Charles Keith Linney (26 August 1912 - 12 October 1992) played first-class cricket for Somerset from 1931 to 1937. He was born in Hobart, Tasmania, Australia and died in Tunbridge Wells, Kent. His father George, who was born in Guildford, Surrey and died in Weston-super-Mare, Somerset, played first-class cricket in one match for Tasmania.

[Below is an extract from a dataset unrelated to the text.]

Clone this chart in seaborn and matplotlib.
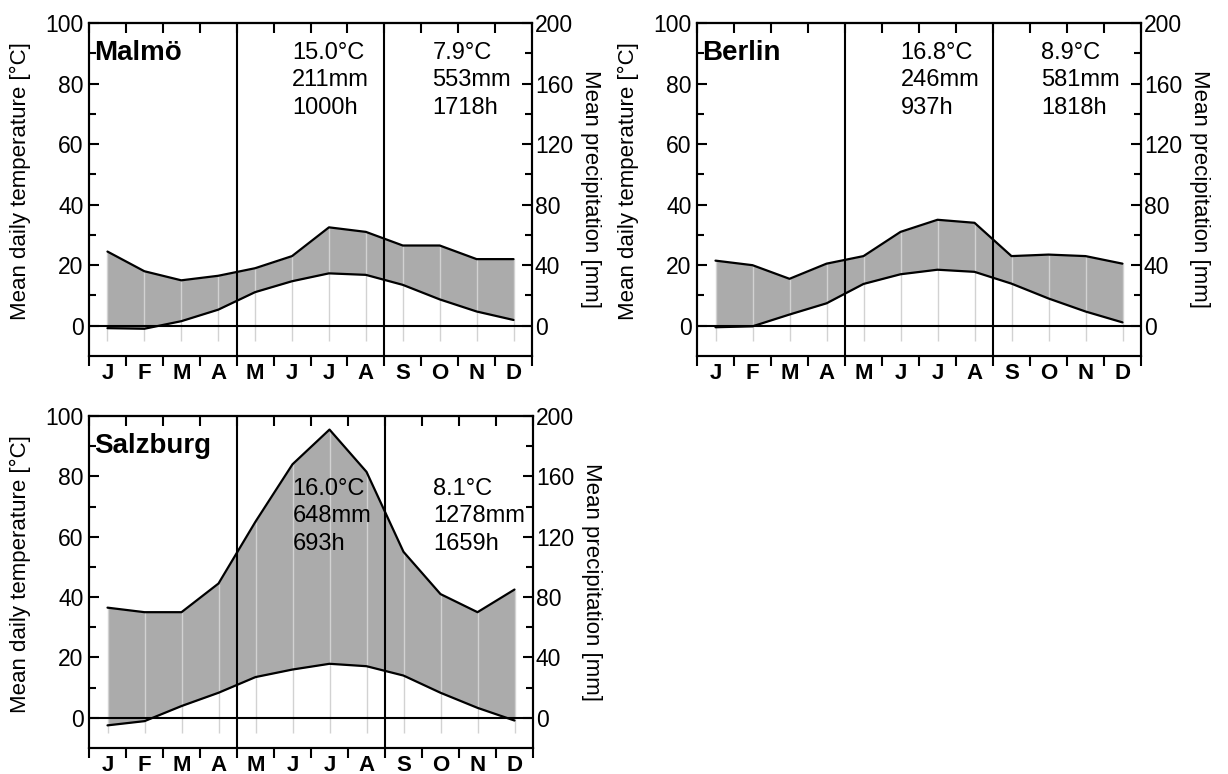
import numpy as np
import pandas as pd
import matplotlib
matplotlib.use("Agg")
import matplotlib.pyplot as plt
import seaborn as sns
from matplotlib.ticker import FixedLocator, NullFormatter

# ---------------- data ----------------
months = ["J", "F", "M", "A", "M", "J", "J", "A", "S", "O", "N", "D"]

cities = ["Malmö", "Berlin", "Salzburg"]

malmo_temp = [-0.8, -1.0, 1.5, 5.3, 11.1, 14.7, 17.3, 16.8, 13.5, 8.7, 4.7, 1.9]
malmo_prec = [49, 36, 30, 33, 38, 46, 65, 62, 53, 53, 44, 44]

berlin_temp = [-0.5, -0.2, 3.7, 7.4, 13.8, 17.0, 18.5, 17.8, 13.9, 9.0, 4.7, 1.1]
berlin_prec = [43, 40, 31, 41, 46, 62, 70, 68, 46, 47, 46, 41]

salzburg_temp = [-2.5, -1.1, 3.9, 8.3, 13.5, 16.0, 17.9, 17.1, 14.0, 8.3, 3.3, -0.9]
salzburg_prec = [73, 70, 70, 89, 130, 168, 191, 163, 110, 82, 70, 85]

summer_stats = ["15.0°C\n211mm\n1000h", "16.8°C\n246mm\n937h", "16.0°C\n648mm\n693h"]
annual_stats = ["7.9°C\n553mm\n1718h", "8.9°C\n581mm\n1818h", "8.1°C\n1278mm\n1659h"]

temps = [malmo_temp, berlin_temp, salzburg_temp]
precs = [malmo_prec, berlin_prec, salzburg_prec]

# ---------------- style ----------------
sns.set_theme(style="ticks")
plt.rcParams['font.family'] = ['Liberation Sans', 'DejaVu Sans']
plt.rcParams['axes.linewidth'] = 1.5
for k in ["text.color", "axes.labelcolor", "xtick.color", "ytick.color", "axes.edgecolor"]:
    plt.rcParams[k] = "black"

fig = plt.figure(figsize=(12.28, 7.74), dpi=100)

W, H = 1228, 774
boxes = [(89, 23, 532, 356), (697, 23, 1141, 356), (89, 416, 533, 748)]
stat_y = [93.8, 93.8, 79.5]

for i, city in enumerate(cities):
    x0, y0, x1, y1 = boxes[i]
    ax = fig.add_axes([x0 / W, 1 - y1 / H, (x1 - x0) / W, (y1 - y0) / H])
    t = np.array(temps[i], dtype=float)
    p = np.array(precs[i], dtype=float)
    xm = np.arange(12) + 0.5
    df = pd.DataFrame({"x": xm, "temp": t, "prec": p})

    ax.fill_between(xm, t, p / 2, color="#ababab", lw=0, zorder=1)
    ax.vlines(xm, -5, np.maximum(t, p / 2), color="#d2d2d2", lw=1.0, zorder=2)
    ax.axhline(0, color="black", lw=1.5, zorder=3)
    ax.axvline(4, color="black", lw=1.5, zorder=3)
    ax.axvline(8, color="black", lw=1.5, zorder=3)
    sns.lineplot(data=df, x="x", y="temp", ax=ax, color="black", lw=1.6, zorder=4)

    ax.set_xlim(0, 12)
    ax.set_ylim(-10, 100)
    ax.set_yticks([0, 20, 40, 60, 80, 100])
    ax.yaxis.set_minor_locator(FixedLocator([10, 30, 50, 70, 90]))
    ax.tick_params(axis="y", which="both", direction="in", left=True, right=False,
                   labelsize=16.5, pad=4, width=1.5)
    ax.tick_params(axis="y", which="major", length=7)
    ax.tick_params(axis="y", which="minor", length=5)

    ax.set_xticks(np.arange(13))
    ax.xaxis.set_major_formatter(NullFormatter())
    ax.xaxis.set_minor_locator(FixedLocator(xm))
    ax.set_xticklabels(months, minor=True, fontweight="bold", fontsize=16)
    ax.tick_params(axis="x", which="major", direction="out", length=7, width=1.5,
                   bottom=True, top=False)
    ax.tick_params(axis="x", which="minor", length=0, pad=5)

    sec = ax.secondary_xaxis("top")
    sec.set_xticks(np.arange(13))
    sec.tick_params(direction="in", length=7, width=1.5, labeltop=False)

    ax.set_xlabel("")
    ax.set_ylabel("Mean daily temperature [°C]", fontsize=16, labelpad=10)
    ax.yaxis.label.set_y(0.525)

    ax2 = ax.twinx()
    sns.lineplot(data=df, x="x", y="prec", ax=ax2, color="black", lw=1.6, zorder=4)
    ax2.set_ylim(-20, 200)
    ax2.set_yticks([0, 40, 80, 120, 160, 200])
    ax2.yaxis.set_minor_locator(FixedLocator([20, 60, 100, 140, 180]))
    ax2.tick_params(axis="y", which="both", direction="in", labelsize=16.5, pad=2, width=1.5)
    ax2.tick_params(axis="y", which="major", length=7)
    ax2.tick_params(axis="y", which="minor", length=5)
    ax2.set_xlabel("")
    ax2.set_ylabel("Mean precipitation [mm]", fontsize=16, rotation=270,
                   va="bottom", labelpad=5)
    for a in (ax, ax2):
        for s in a.spines.values():
            s.set_linewidth(1.5)
            s.set_color("black")

    ax.text(0.15, 90, city, fontsize=20, fontweight="bold", va="center", ha="left", zorder=6)
    ax.text(5.5, stat_y[i], summer_stats[i], fontsize=17, va="top", ha="left",
            linespacing=1.32, zorder=6)
    ax.text(9.3, stat_y[i], annual_stats[i], fontsize=17, va="top", ha="left",
            linespacing=1.32, zorder=6)

fig.savefig("out.png", dpi=100)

Linney was a left-handed middle or lower order batsman and an occasional left-arm medium pace bowler. Linney had only one season for regular cricket as a professional player, 1931, when he appeared in 19 matches for Somerset and scored 395 first-class runs at an average of 17.17. His one score of more than 50 was an innings of 60 against Surrey at Taunton. In Somerset's mobile and amateur-dominated batting line-up of the 1930s, Linney's next home match after this success saw him batting at No 10 in the order. Wisden Cricketers' Almanack for 1932 noted that Linney played some "bright innings". But after this one season he played only occasionally: seven matches in 1932, one in 1934 and five in 1937, and in none of these matches did he achieve any notable success.